■ DIRECTIVE
The listing below must be repeated word for word, with its images excluded.

------------

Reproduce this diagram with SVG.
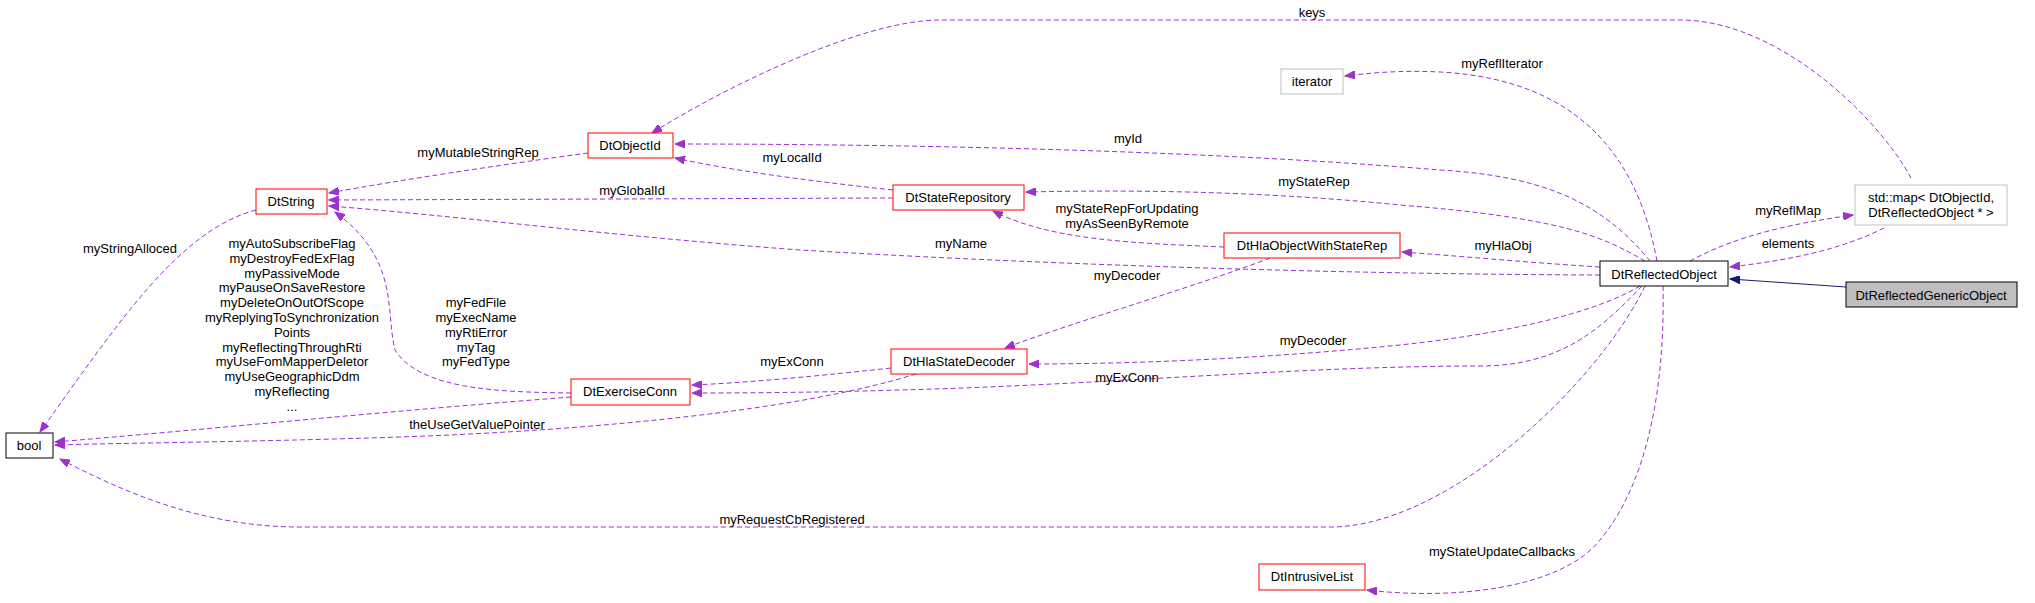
<svg xmlns="http://www.w3.org/2000/svg" width="2035" height="603" viewBox="0 0 2035 603">
<defs>
<marker id="ap" markerUnits="userSpaceOnUse" markerWidth="11" markerHeight="8" refX="10" refY="4" orient="auto"><path d="M0,0 L10,4 L0,8 z" fill="#9a32cd" stroke="#9a32cd"/></marker>
<marker id="an" markerUnits="userSpaceOnUse" markerWidth="11" markerHeight="8" refX="10" refY="4" orient="auto"><path d="M0,0 L10,4 L0,8 z" fill="#191970" stroke="#191970"/></marker>
</defs>
<style>
text{font-family:"Liberation Sans",Arial,sans-serif;font-size:13px;fill:#000;text-anchor:middle;dominant-baseline:central}
.e{fill:none;stroke:#9a32cd;stroke-width:1;stroke-dasharray:5,3;marker-end:url(#ap)}
.r{fill:#fff;stroke:#ff0000}
.g{fill:#fff;stroke:#bfbfbf}
.b{fill:#fff;stroke:#000}
</style>
<rect width="2035" height="603" fill="#fff"/>
<g id="connectors">
<path class="e" d="M1911,178 C1880,120 1780,20 1680,20 L940,20 C860,20 720,90 652,133"/>
<path class="e" d="M1657,261 C1640,170 1590,80 1440,72 C1400,70 1370,73 1345,76"/>
<path class="e" d="M1650,261 C1600,200 1540,176 1440,170 C1200,150 900,144 675,144"/>
<path class="e" d="M1645,261 C1600,235 1560,218 1400,205 C1250,190 1120,190 1026,192"/>
<path class="e" d="M1600,267 C1520,262 1460,256 1402,252"/>
<path class="e" d="M1600,275 C1300,274 1000,262 800,250 C600,235 450,215 329,206"/>
<path class="e" d="M1690,261 C1720,245 1760,228 1853,215"/>
<path class="e" d="M1884,228 C1840,250 1790,260 1730,267"/>
<path d="M1846,287 L1730,279" fill="none" stroke="#191970" marker-end="url(#an)"/>
<path class="e" d="M1640,286 C1600,310 1520,332 1400,345 C1250,360 1120,364 1029,364"/>
<path class="e" d="M1642,286 C1600,330 1560,366 1480,366 C1300,366 1100,385 900,390 C800,393 720,393 692,393"/>
<path class="e" d="M1645,286 C1600,380 1450,527 1330,527 L300,527 C200,527 120,490 60,459"/>
<path class="e" d="M1663,286 C1665,380 1650,480 1600,540 C1560,590 1450,600 1367,590"/>
<path class="e" d="M1224,247 C1130,243 1050,240 993,211"/>
<path class="e" d="M1270,258 C1200,285 1080,320 1005,348"/>
<path class="e" d="M893,190 C800,180 730,170 675,158"/>
<path class="e" d="M893,198 L329,200"/>
<path class="e" d="M588,153 C500,165 400,180 329,193"/>
<path class="e" d="M891,368 C800,378 740,383 692,385"/>
<path class="e" d="M916,374 C800,410 600,430 400,437 C250,442 120,443 55,445"/>
<path class="e" d="M571,397 C400,410 200,430 55,442"/>
<path class="e" d="M571,393 C500,392 420,390 395,350 C385,310 400,260 335,212"/>
<path class="e" d="M256,210 C180,230 120,320 40,432"/>
<text x="1312" y="12">keys</text>
<text x="1502" y="63">myReflIterator</text>
<text x="1128" y="138">myId</text>
<text x="1314" y="181">myStateRep</text>
<text x="1127" y="208">myStateRepForUpdating</text>
<text x="1127" y="223">myAsSeenByRemote</text>
<text x="1503" y="245">myHlaObj</text>
<text x="961" y="243">myName</text>
<text x="478" y="152">myMutableStringRep</text>
<text x="792" y="157">myLocalId</text>
<text x="632" y="190">myGlobalId</text>
<text x="1127" y="275">myDecoder</text>
<text x="1313" y="340">myDecoder</text>
<text x="792" y="361">myExConn</text>
<text x="1127" y="377">myExConn</text>
<text x="477" y="424">theUseGetValuePointer</text>
<text x="792" y="519">myRequestCbRegistered</text>
<text x="1502" y="551">myStateUpdateCallbacks</text>
<text x="1788" y="210">myReflMap</text>
<text x="1788" y="243">elements</text>
<text x="130" y="248">myStringAlloced</text>
<text x="292" y="243">myAutoSubscribeFlag</text>
<text x="292" y="258">myDestroyFedExFlag</text>
<text x="292" y="273">myPassiveMode</text>
<text x="292" y="287">myPauseOnSaveRestore</text>
<text x="292" y="302">myDeleteOnOutOfScope</text>
<text x="292" y="317">myReplyingToSynchronization</text>
<text x="292" y="332">Points</text>
<text x="292" y="347">myReflectingThroughRti</text>
<text x="292" y="361">myUseFomMapperDeletor</text>
<text x="292" y="376">myUseGeographicDdm</text>
<text x="292" y="391">myReflecting</text>
<text x="292" y="406">...</text>
<text x="476" y="302">myFedFile</text>
<text x="476" y="317">myExecName</text>
<text x="476" y="332">myRtiError</text>
<text x="476" y="347">myTag</text>
<text x="476" y="361">myFedType</text>
</g>
<g id="DtReflectedGenericObject"><rect x="1846" y="282" width="171" height="25" fill="#bfbfbf" stroke="#000"/><text x="1931" y="295">DtReflectedGenericObject</text></g>
<g id="DtReflectedObject"><rect class="b" x="1600" y="261" width="128" height="25"/><text x="1664" y="274">DtReflectedObject</text></g>
<g id="stdmap"><rect class="g" x="1855" y="185" width="152" height="40"/><text x="1931" y="197">std::map&lt; DtObjectId,</text><text x="1931" y="212">DtReflectedObject * &gt;</text></g>
<g id="iterator"><rect class="g" x="1281" y="69" width="62" height="25"/><text x="1312" y="81">iterator</text></g>
<g id="DtObjectId"><rect class="r" x="588" y="133" width="85" height="25"/><text x="630" y="145">DtObjectId</text></g>
<g id="DtString"><rect class="r" x="256" y="189" width="71" height="25"/><text x="291" y="201">DtString</text></g>
<g id="DtStateRepository"><rect class="r" x="893" y="185" width="131" height="25"/><text x="958" y="197">DtStateRepository</text></g>
<g id="DtHlaObjectWithStateRep"><rect class="r" x="1224" y="233" width="176" height="25"/><text x="1312" y="245">DtHlaObjectWithStateRep</text></g>
<g id="DtHlaStateDecoder"><rect class="r" x="891" y="349" width="136" height="25"/><text x="959" y="361">DtHlaStateDecoder</text></g>
<g id="DtExerciseConn"><rect class="r" x="571" y="379" width="119" height="26"/><text x="630" y="391">DtExerciseConn</text></g>
<g id="bool"><rect class="b" x="6" y="433" width="47" height="25"/><text x="29" y="445">bool</text></g>
<g id="DtIntrusiveList"><rect class="r" x="1259" y="564" width="106" height="26"/><text x="1312" y="576">DtIntrusiveList</text></g>
</svg>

------------

■ SOLUTION TO THIS EXERCISE
Reproduce this diagram with SVG.
<svg xmlns="http://www.w3.org/2000/svg" width="2035" height="603" viewBox="0 0 2035 603">
<defs>
<marker id="ap" markerUnits="userSpaceOnUse" markerWidth="11" markerHeight="8" refX="10" refY="4" orient="auto"><path d="M0,0 L10,4 L0,8 z" fill="#9a32cd" stroke="#9a32cd"/></marker>
<marker id="an" markerUnits="userSpaceOnUse" markerWidth="11" markerHeight="8" refX="10" refY="4" orient="auto"><path d="M0,0 L10,4 L0,8 z" fill="#191970" stroke="#191970"/></marker>
</defs>
<style>
text{font-family:"Liberation Sans",Arial,sans-serif;font-size:13px;fill:#000;text-anchor:middle;dominant-baseline:central}
.e{fill:none;stroke:#9a32cd;stroke-width:1;stroke-dasharray:5,3;marker-end:url(#ap)}
.r{fill:#fff;stroke:#ff0000}
.g{fill:#fff;stroke:#bfbfbf}
.b{fill:#fff;stroke:#000}
</style>
<rect width="2035" height="603" fill="#fff"/>
<g id="connectors">
<path class="e" d="M1911,178 C1880,120 1780,20 1680,20 L940,20 C860,20 720,90 652,133"/>
<path class="e" d="M1657,261 C1640,170 1590,80 1440,72 C1400,70 1370,73 1345,76"/>
<path class="e" d="M1650,261 C1600,200 1540,176 1440,170 C1200,150 900,144 675,144"/>
<path class="e" d="M1645,261 C1600,235 1560,218 1400,205 C1250,190 1120,190 1026,192"/>
<path class="e" d="M1600,267 C1520,262 1460,256 1402,252"/>
<path class="e" d="M1600,275 C1300,274 1000,262 800,250 C600,235 450,215 329,206"/>
<path class="e" d="M1690,261 C1720,245 1760,228 1853,215"/>
<path class="e" d="M1884,228 C1840,250 1790,260 1730,267"/>
<path d="M1846,287 L1730,279" fill="none" stroke="#191970" marker-end="url(#an)"/>
<path class="e" d="M1640,286 C1600,310 1520,332 1400,345 C1250,360 1120,364 1029,364"/>
<path class="e" d="M1642,286 C1600,330 1560,366 1480,366 C1300,366 1100,385 900,390 C800,393 720,393 692,393"/>
<path class="e" d="M1645,286 C1600,380 1450,527 1330,527 L300,527 C200,527 120,490 60,459"/>
<path class="e" d="M1663,286 C1665,380 1650,480 1600,540 C1560,590 1450,600 1367,590"/>
<path class="e" d="M1224,247 C1130,243 1050,240 993,211"/>
<path class="e" d="M1270,258 C1200,285 1080,320 1005,348"/>
<path class="e" d="M893,190 C800,180 730,170 675,158"/>
<path class="e" d="M893,198 L329,200"/>
<path class="e" d="M588,153 C500,165 400,180 329,193"/>
<path class="e" d="M891,368 C800,378 740,383 692,385"/>
<path class="e" d="M916,374 C800,410 600,430 400,437 C250,442 120,443 55,445"/>
<path class="e" d="M571,397 C400,410 200,430 55,442"/>
<path class="e" d="M571,393 C500,392 420,390 395,350 C385,310 400,260 335,212"/>
<path class="e" d="M256,210 C180,230 120,320 40,432"/>
<text x="1312" y="12">keys</text>
<text x="1502" y="63">myReflIterator</text>
<text x="1128" y="138">myId</text>
<text x="1314" y="181">myStateRep</text>
<text x="1127" y="208">myStateRepForUpdating</text>
<text x="1127" y="223">myAsSeenByRemote</text>
<text x="1503" y="245">myHlaObj</text>
<text x="961" y="243">myName</text>
<text x="478" y="152">myMutableStringRep</text>
<text x="792" y="157">myLocalId</text>
<text x="632" y="190">myGlobalId</text>
<text x="1127" y="275">myDecoder</text>
<text x="1313" y="340">myDecoder</text>
<text x="792" y="361">myExConn</text>
<text x="1127" y="377">myExConn</text>
<text x="477" y="424">theUseGetValuePointer</text>
<text x="792" y="519">myRequestCbRegistered</text>
<text x="1502" y="551">myStateUpdateCallbacks</text>
<text x="1788" y="210">myReflMap</text>
<text x="1788" y="243">elements</text>
<text x="130" y="248">myStringAlloced</text>
<text x="292" y="243">myAutoSubscribeFlag</text>
<text x="292" y="258">myDestroyFedExFlag</text>
<text x="292" y="273">myPassiveMode</text>
<text x="292" y="287">myPauseOnSaveRestore</text>
<text x="292" y="302">myDeleteOnOutOfScope</text>
<text x="292" y="317">myReplyingToSynchronization</text>
<text x="292" y="332">Points</text>
<text x="292" y="347">myReflectingThroughRti</text>
<text x="292" y="361">myUseFomMapperDeletor</text>
<text x="292" y="376">myUseGeographicDdm</text>
<text x="292" y="391">myReflecting</text>
<text x="292" y="406">...</text>
<text x="476" y="302">myFedFile</text>
<text x="476" y="317">myExecName</text>
<text x="476" y="332">myRtiError</text>
<text x="476" y="347">myTag</text>
<text x="476" y="361">myFedType</text>
</g>
<g id="DtReflectedGenericObject"><rect x="1846" y="282" width="171" height="25" fill="#bfbfbf" stroke="#000"/><text x="1931" y="295">DtReflectedGenericObject</text></g>
<g id="DtReflectedObject"><rect class="b" x="1600" y="261" width="128" height="25"/><text x="1664" y="274">DtReflectedObject</text></g>
<g id="stdmap"><rect class="g" x="1855" y="185" width="152" height="40"/><text x="1931" y="197">std::map&lt; DtObjectId,</text><text x="1931" y="212">DtReflectedObject * &gt;</text></g>
<g id="iterator"><rect class="g" x="1281" y="69" width="62" height="25"/><text x="1312" y="81">iterator</text></g>
<g id="DtObjectId"><rect class="r" x="588" y="133" width="85" height="25"/><text x="630" y="145">DtObjectId</text></g>
<g id="DtString"><rect class="r" x="256" y="189" width="71" height="25"/><text x="291" y="201">DtString</text></g>
<g id="DtStateRepository"><rect class="r" x="893" y="185" width="131" height="25"/><text x="958" y="197">DtStateRepository</text></g>
<g id="DtHlaObjectWithStateRep"><rect class="r" x="1224" y="233" width="176" height="25"/><text x="1312" y="245">DtHlaObjectWithStateRep</text></g>
<g id="DtHlaStateDecoder"><rect class="r" x="891" y="349" width="136" height="25"/><text x="959" y="361">DtHlaStateDecoder</text></g>
<g id="DtExerciseConn"><rect class="r" x="571" y="379" width="119" height="26"/><text x="630" y="391">DtExerciseConn</text></g>
<g id="bool"><rect class="b" x="6" y="433" width="47" height="25"/><text x="29" y="445">bool</text></g>
<g id="DtIntrusiveList"><rect class="r" x="1259" y="564" width="106" height="26"/><text x="1312" y="576">DtIntrusiveList</text></g>
</svg>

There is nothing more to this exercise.